Implementation:Ollama Ollama Tokenizer WordPiece
| Knowledge Sources | |
|---|---|
| Domains | Tokenization, Text Processing |
| Last Updated | 2025-02-15 00:00 GMT |
Overview
Implements WordPiece tokenization, the algorithm used by BERT-style models, with CJK character handling and longest-match-first subword decomposition.
Description
WordPiece wraps a Vocabulary with optional lowercase normalization. words splits input by whitespace and punctuation, with special handling for CJK Unicode ranges (treating each CJK character as a separate word). Encode uses a greedy longest-match-first algorithm: for each word, it tries the longest possible subword starting from the beginning; if not found in vocabulary, it shortens by one character and retries. Uses GGML-style word boundary prefix ([U+2581]) instead of the original WordPiece "##" subword prefix. Decode handles the reverse mapping with common English contraction rules.
Usage
Used for BERT-based models (embedding models, rerankers) that use WordPiece tokenization.
Code Reference
Source Location
- Repository: Ollama
- File: tokenizer/wordpiece.go
- Lines: 1-171
Signature
type WordPiece struct {
vocab *Vocabulary
lowercase bool
}
func NewWordPiece(vocab *Vocabulary, lowercase bool) WordPiece
func (wpm WordPiece) Encode(s string, addSpecial bool) ([]int32, error)

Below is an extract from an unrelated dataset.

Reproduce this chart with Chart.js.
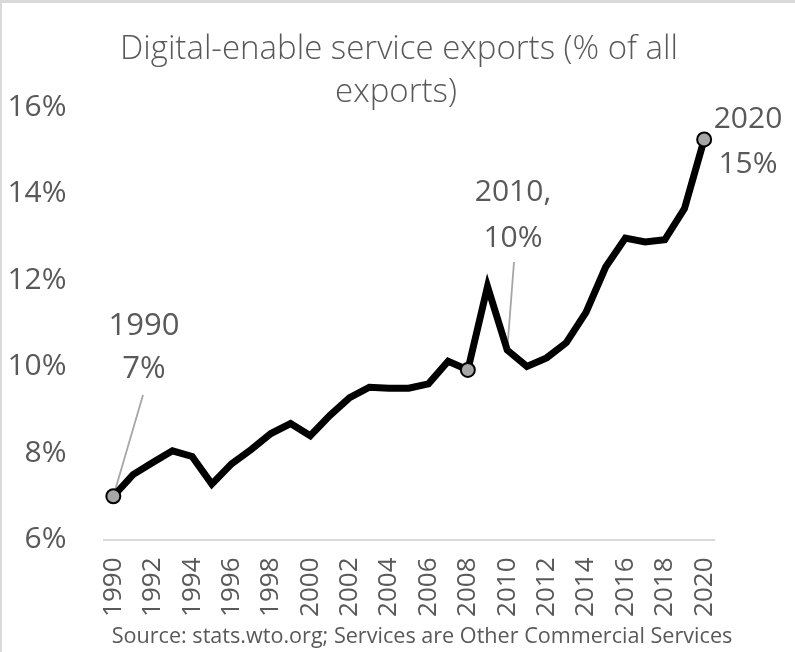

func (wpm WordPiece) Decode(ids []int32) (string, error)
func (wpm WordPiece) Is(id int32, special Special) bool
func (wpm WordPiece) Vocabulary() *Vocabulary
var _ Tokenizer = (*WordPiece)(nil)
Import
import "github.com/ollama/ollama/tokenizer"
I/O Contract
Inputs
| Name | Type | Required | Description |
|---|---|---|---|
| s | string | Yes | Text to tokenize |
| addSpecial | bool | Yes | Whether to add BOS/EOS tokens |
| lowercase | bool | Yes | Whether to lowercase input before encoding |
Outputs
| Name | Type | Description |
|---|---|---|
| ids | []int32 | Token IDs |
| error | error | Encoding error |
Usage Examples
vocab := &tokenizer.Vocabulary{...}
wpm := tokenizer.NewWordPiece(vocab, true) // lowercase=true for uncased BERT
ids, err := wpm.Encode("Hello world", true)
// Encodes with BOS/EOS tokens
text, err := wpm.Decode(ids)
// Reconstructs original text with contraction fixes